Um abraço maior que os outros, mais amplo, quem sabe até universal. É um Abraçaço, palavra que o cantor Caetano Veloso usa para terminar seus e-mails e que dá nome ao seu novo disco, que chega neste mês de dezembro às lojas de todo o País.
O trabalho não deixa dúvidas de que, no alto de seus 70 anos, Caetano sabe que é preciso delicadeza para falar de certas coisas. Por isso levou seu violão ao estúdio de gravação e com ele fez as canções soarem bem poéticas – estivesse ele cantando versos de amor ou contando a trajetória do guerrilheiro Carlos Marighella.
Abraçaço fecha a trilogia de trabalhos de Caetano com a banda Cê, depois dos discos Cê (2006) e Zii e Zie (2009). É exatamente o violão que dá a diferença de tom em relação aos dois anteriores: mais autobiográfico e sensível, Abraçaço promete conquistar rápido os ouvidos dos fãs daquele Caetano que cantava com seu violão no início da década de 1970.
Não que seja o mesmo Caetano, não que sejam as mesmas canções. Produzido por Moreno Veloso, filho de Caetano, e Pedro Sá, um dos integrantes da banda Cê, o disco novo revela um artista múltiplo, capaz de transformar um e-mail de aniversário em música.
Faixas – Ousado, Caetano criou a canção Parabéns a partir de uma mensagem enviada a ele pelo cineasta Mauro Lima, na ocasião de seu aniversário. O e-mail foi na íntegra para o encarte do CD e virou a letra da canção.
Na verdade, é simples entender Abraçaço: lembra o Caetano de violão na mão da década de 1970, mas, na verdade, é outro, o contemporâneo.
O mesmo tom atual aparece em A Bossa Nova é Foda: nesta que é forte candidata a melhor música do disco, são evocados heróis/lutadores contemporâneos, como Minotauro, Júnior Cigano e Vitor Belfort. A reinvenção do
País acontece graças às mãos do bruxo de Juazeiro, o cantor João Gilberto. A conclusão é simples e absoluta: a bossa nova é foda.
No disco novo tem também funk carioca (na faixa Funk Melódico) e uma canção em homenagem ao guerrilheiro baiano Carlos Marighella, intitulada Um Comunista, em que Caetano mistura sua história à dele.

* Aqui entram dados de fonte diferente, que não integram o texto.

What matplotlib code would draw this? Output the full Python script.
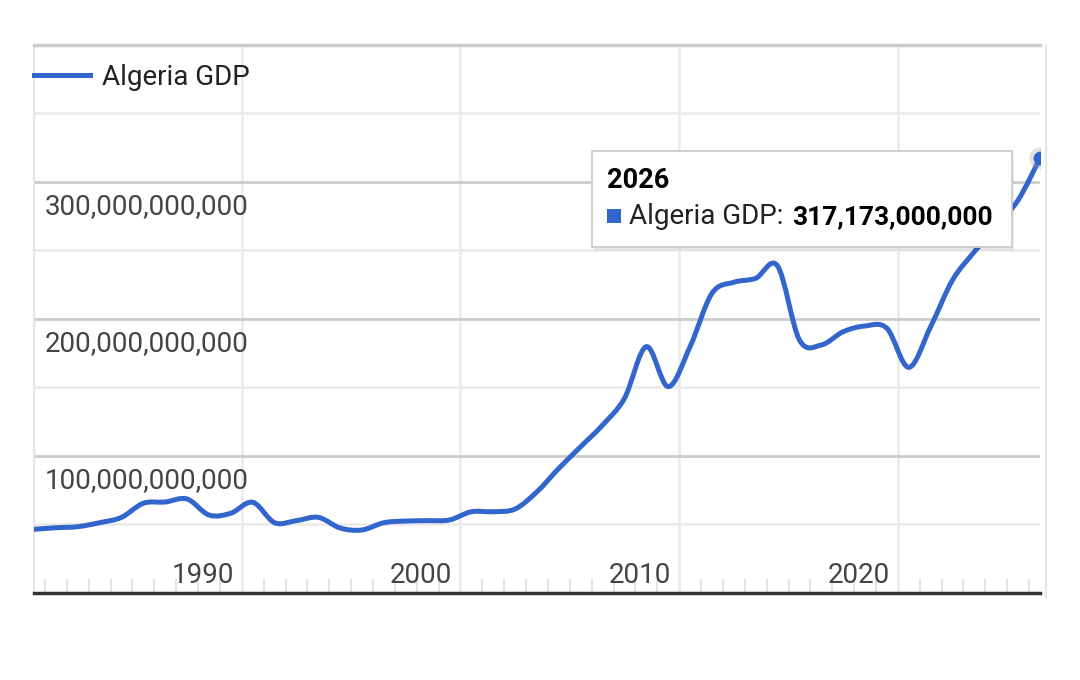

Inspirado pelo filme Eu Receberia as Piores Notícias de Seus Lindos Lábios, de Beto Brant e Renato Chiasca, e pelo livro de mesmo nome de Marçal Aquino, Caetano compôs O Império da Lei.
Participações – Uma das surpresas do disco fica por conta da última faixa, a sensível Gayana, de autoria de Rogério Duarte. Foi ele quem fez o famoso cartaz do filme Deus e o Diabo na Terra do Sol (1964), de Glauber Rocha, além de capas dos primeiros discos tropicalistas de Gil e do próprio Caetano. Em Gayana, Moreno Veloso toca baixo e pratos.
Na faixa Parabéns, as vozes de Thalma de Freitas, Nina Becker, Lan Lan e Alinne Moraes (ela mesma, a atriz) se juntam à de Caetano num parabéns pra lá de estiloso: “Tuda mega bom/ giga bom/ tera bom”.
Tom pessoal – A delicadeza impressa em Abraçaço pelo violão de Caetano se eleva à sua máxima potência em três canções: Vinco, Estou Triste e Deixa o Galo Cantar. Sensíveis e autobiográficas, as três têm como ponto alto a perfeita combinação entre letra e melodia, como em Estou Triste: “E o lugar mais frio do Rio/ É o meu quarto”. Ah, Caetano, um abraçaço para você.